La generación millennial, y sus posteriores, tienen una idea en la cabeza: luchar por sus sueños. Existe la creencia, por más mínima, que hay un mundo de posibilidades, y que aunque las oportunidades de triunfar en ciertos sectores sea de una en un millón, nos atrevemos a intentarlo. 

Con ello, vienen otras pretensiones: desesperación por no crecer rápido en una empresa, la irónica incomodidad generada por la estabilidad, y las ganas de preguntarnos nuestro lugar en el mundo, y quién queremos ser. 

Para los jóvenes, estar en un mismo trabajo por diez años, por más hermoso que sea, es sinónimo de una cárcel. Existe la idolatría al hedonismo, a sobreponer el placer sobre el quehacer, ese misterioso puesto capaz de “llenarnos”. 

La “chamba” pasa de ser una necesidad económica a ser un encuentro con uno mismo, una reafirmación del ser o una vía obligatoria para encontrar un propósito, el sentir un avance en nuestras vidas o el satisfacer al espíritu. Estos sentimientos existencialistas se intensificaron en la crisis mundial. 

Por un lado nos hace conscientes de nuestra mortalidad y de que nada es eterno. Este es el mejor, y el peor momento, para aventarse al vacío y descubrir eso que amamos. Después de todo, estamos en una sociedad capitalista. Si vamos a vivir para ganar dinero y solo nos sentiremos importantes teniendo un trabajo estable, aunque nos absorba todo el tiempo libre, mejor que sea algo significativo, ¿no?

Pero el hacer tu sueño y al mismo tiempo ser independiente no siempre está en convivencia. Porque las dudas existenciales no conviven con la renta, o las deudas, o la despensa. Quienes están en una situación de privilegio se pueden dar el lujo de ahorrar para luego buscar su pasión, o simplemente soltar las cosas para enfocarse en encontrar su “mero mole”, aunque este no refleje ganancias económicas luego luego. 

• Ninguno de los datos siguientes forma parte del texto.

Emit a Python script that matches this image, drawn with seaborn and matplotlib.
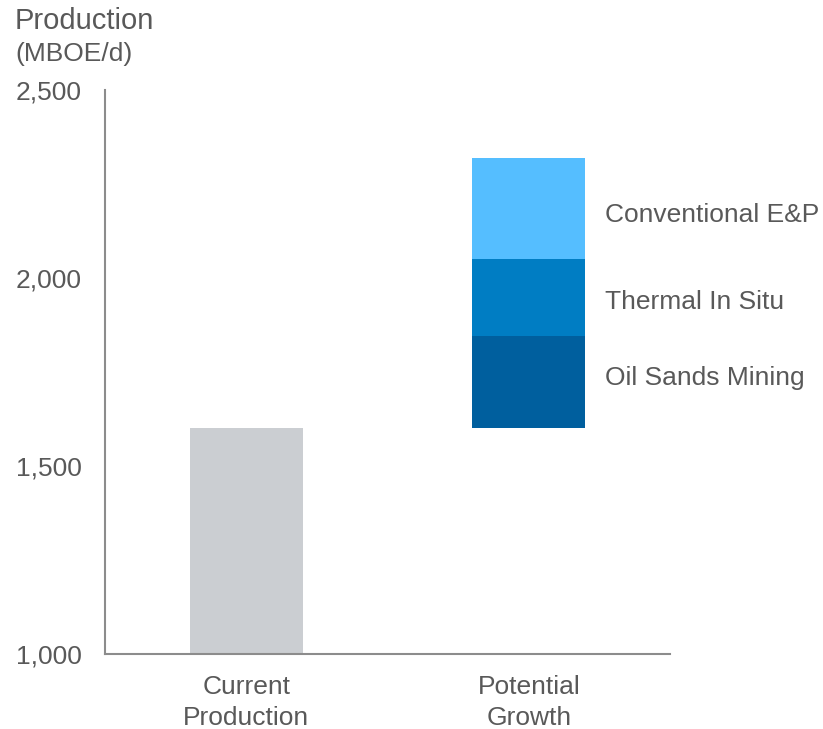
import matplotlib
matplotlib.use("Agg")
import matplotlib.pyplot as plt
import seaborn as sns

categories = ["Current\nProduction", "Potential\nGrowth"]
current_value = 1600
growth_segments = ["Oil Sands Mining", "Thermal In Situ", "Conventional E&P"]
growth_values = [245, 205, 270]
segment_colors = ["#005F9E", "#007DC3", "#55BEFF"]
current_color = "#CBCED2"
y_ticks = [1000, 1500, 2000, 2500]
y_tick_labels = ["1,000", "1,500", "2,000", "2,500"]

sns.set_style("white")
plt.rcParams["font.family"] = ["Liberation Sans", "DejaVu Sans"]
text_color = "#595959"
spine_color = "#8C8C8C"

fig = plt.figure(figsize=(8.23, 7.29), dpi=100)
ax = fig.add_axes([105 / 823, 1 - 654 / 729, (670 - 105) / 823, (654 - 90) / 729])

# Current production bar
sns.barplot(x=[categories[0]], y=[current_value], order=categories,
            color=current_color, width=0.4, saturation=1, linewidth=0,
            edgecolor="none", ax=ax)

# Stacked growth bar
label_offsets = [3, -3, -5]  # points, small vertical nudges of labels
base = current_value
for seg, val, col, off in zip(growth_segments, growth_values, segment_colors, label_offsets):
    sns.barplot(x=[categories[1]], y=[val], order=categories, bottom=base,
                color=col, width=0.4, saturation=1, linewidth=0,
                edgecolor="none", ax=ax)
    ax.annotate(seg, xy=(1.27, base + val / 2), xytext=(0, off),
                textcoords="offset points", ha="left", va="center",
                fontsize=19, color=text_color)
    base += val

ax.set_ylim(1000, 2500)
ax.set_xlim(-0.5, 1.5)
ax.set_yticks(y_ticks)
ax.set_yticklabels(y_tick_labels)
ax.set_xlabel("")
ax.set_ylabel("")
ax.tick_params(axis="y", length=0, pad=17, labelsize=19, labelcolor=text_color)
ax.tick_params(axis="x", length=0, pad=15, labelsize=19, labelcolor=text_color)
for lbl in ax.get_xticklabels():
    lbl.set_linespacing(1.4)

for side in ["top", "right"]:
    ax.spines[side].set_visible(False)
for side in ["left", "bottom"]:
    ax.spines[side].set_color(spine_color)
    ax.spines[side].set_linewidth(1.5)

fig.text(15 / 823, 1 - 21 / 729, "Production", ha="left", va="center",
         fontsize=21, color=text_color)
fig.text(15 / 823, 1 - 54 / 729, "(MBOE/d)", ha="left", va="center",
         fontsize=19, color=text_color)

fig.savefig("out.png", dpi=100)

Por otro lado, a veces es necesario ser independientes para cumplir nuestras metas. Al vivir en una sociedad centrada en normas sociales “bien vistas”, el no tener ingresos fijos todo el tiempo puede verse, sobre todo a ojos de nuestros padres, como un “fracaso”, una total pérdida de tiempo. Es fácil que sientan impaciencia, decepción y falta de empatía cuando sus hijos deciden dejar su día a día para buscar su cometido, sobre todo cuando en sus épocas esa forma de pensar era rara, y también porque eso implica sentirse aún con la responsabilidad de ver por ellos, en una cultura con ya bastantes reglas trazadas sobre la mesa. 

Aún así, queremos creer en las señales del destino. En empezar a colaborar sin paga para luego recibir la gratificación máxima del Tío Sam. En esta idea hippie de luchar por lo que nos mueve, porque esa pasión eventualmente nos dará un salario increíble. 

Aunque nadie nos dijera cómo son las cosas, nos hemos ido dando cuenta. Y si algo tenemos las nuevas generaciones, es ego y tenacidad. Convirtamos esas debilidades en cualidades.